12種あるちゃんぽんメニューでは、オーソドックスなちゃんぽん(520円)が人気

老舗のパン屋さんにも関わらず、名物メニューがちゃんぽんだという変わったパン屋さんが福岡県にはあるという。一体どんな店なのか、早速調査に出かけた!

初代がちゃんぽんを出そうと発案

JR博多駅から一駅、南へ下った一帯に広がる博多区竹下エリア。大手のビール工場を始め、中小の工場や事業所、住宅などが混在し、あたりには下町の雰囲気が漂う。ここに創業65年というパン工場「タケシタベーカリー」がある。文字通り、竹下という地名を冠したパン工場で、かつては駅前に店を構える小さなパン屋さんであった。

それが戦後、学校給食の始まりとともに福岡市指定パン工場となり、駅前から1kmほど離れた現在地に移転。今も幼稚園や小中学校など60の園や学校にパンを納める。そんな老舗ベーカリーになぜちゃんぽんが? 3代目当主である専務取締役の吉満栄樹さんに話をうかがった。

看板にも博多名物ちゃんぽんの文字が

「35年前、パン売り場の横に喫茶部としてカウンターを作りました。8席のみで、メニューはサンドイッチやハンバーガーなどと飲み物だけでしたけど」。そこへ常連さんからのリクエストで、ナポリタンやカレーも置くようになったという。

そして、初代が「パン工場のまわりは食事できる店が少ないので、もっといろいろなものを出そう」と発案。初代の奥さんが長崎出身だったこともあり、ちゃんぽんを出すことにした。それが30年前のことだ。
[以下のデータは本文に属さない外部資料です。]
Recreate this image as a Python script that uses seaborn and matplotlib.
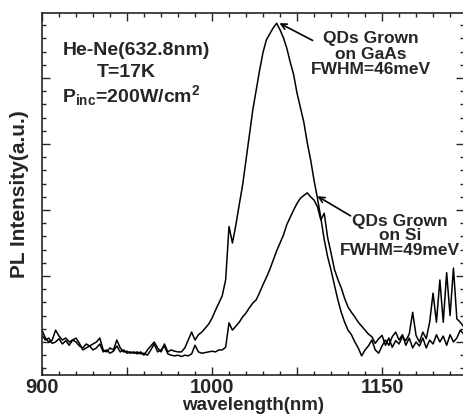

「専門の料理人を雇ったのですか?」と尋ねると、パン工場のスタッフが見よう見まねで作り始めたとの答え。すべてはコスト第一主義で、今でも新メニュー開発では、すべて工場で使っている食材を使うことが条件だという。「少しでもお安く提供するのがポリシーですから」と吉満専務。

加えて、客からの要望にはできるだけ応えようとした結果、ちゃんぽんはいつの間にかうどんを使った和風味やヘルシー志向の春雨を使ったものなど12種類に増えた。

ちゃんぽんだけでもこんなに種類が!

専門店に負けない味と量

では、ちゃんぽんの味見といこう。オーダーしたのはオーソドックスなちゃんぽん。待つこと、しばし。「お待ちどうさま」と運ばれてきたちゃんぽんを見ると、魚介やカマボコ、野菜などが入っており、ちゃんぽん専門店のそれに負けず劣らずの雰囲気・においを漂わせている。

では、味はどうか。まずはスープをすする。おぉ、あっさりながら、具材のうまみが出ていてしっかりコクもある。次に野菜や具をいただきながら麺をすする。うん、お互いに味がなじんでいて実にうまい。麺の硬さもちょうどいいし、ボリュームもあって男性でも満足できる量だ。

これはもうパン屋さんの余技ではなく、味も専門店に負けていない。その証拠に、11時半を過ぎた頃からどんどんお客が入り始め、ちゃんぽんというオーダーの声が飛び交う。それらに混じって「唐揚げ定食ね」とか「俺は生姜焼き」というオーダーも入り始め、厨房はそろそろ戦場と化してきた。

喫茶部にはお昼ごはん時になると続々お客が

「この5年ほどでメニューも増えましてね。唐揚げや生姜焼きも人気が高いんですよ」と吉満専務。でも、「肝心のパンはどうなんです?」と尋ねると、毎日40種類を作るほか、季節メニューもあるといい、朝6時には焼き立てを並べる。喫茶部が人気とはいえ、やはりパンが主流であることに間違いはないのである。

パンの販売コーナーには朝6時に焼き立てが並ぶ

世にパン屋多しと言えども、パン屋でちゃんぽんがいただけるのはここくらいだろう。街の生活に合わせて進化してきたタケシタベーカリー。ちょっと一味違うパン屋を味わってみたい人は、是非訪れていただきたい。